Après la Révolution, dont il fait en partie les frais, le paysan poursuit sa résurrection littéraire. Le mythe du chouan est passé par là. Débris de l'Ancien Régime, symbole de l'obscurantisme et de la superstition, il ne manque pas de grandeur — pour ne pas dire de noblesse — quand il s'incarne dans le Marche-à-Terre de Balzac (les Chouans) ou dans l'Immanis de Hugo (Quaîrevingt-Treize). Et la Légende des siècles rend un paradoxal hommage aux "noirs lions" qui suivaient JeanChouan :
Paysans, paysans, hélas, vous aviez tort,
Mais votre souvenir n'amoindrit pas la France...
Le paysan, émanation de la terre, âme de son pays, atteint avec le romantisme une grandeur épique qui ne constitue pas une réhabilitation, mais qui force le respect.
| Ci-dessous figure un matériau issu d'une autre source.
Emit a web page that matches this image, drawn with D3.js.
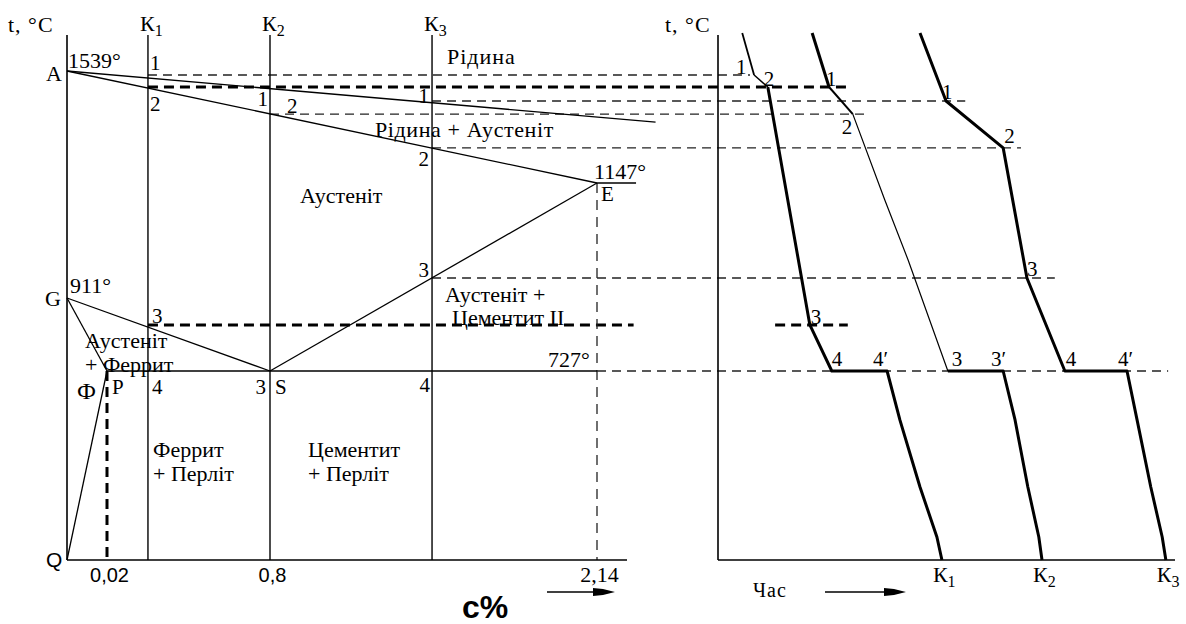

Sur un autre ton, mais avec les mêmes valeurs, c'est ainsi qu'il pénétra dans fresque de Zola (le terre) : l'image, ici non plus, n'est pas tendre, mais la Terre, véritable héroïne du roman, transcende la bestialité de ces hommes esclaves de leurs instincts.
Jusqu'au XXe siècle et jusqu'à la mode des romans régionaux, le paysan aura été la victime d'un double mythe : l'idéalisation castratrice des bergeries pomponnées et la fascination pour l'abjection et pour la monstruosité extrême. Demi-dieu ou avorton du diable, mais pas homme.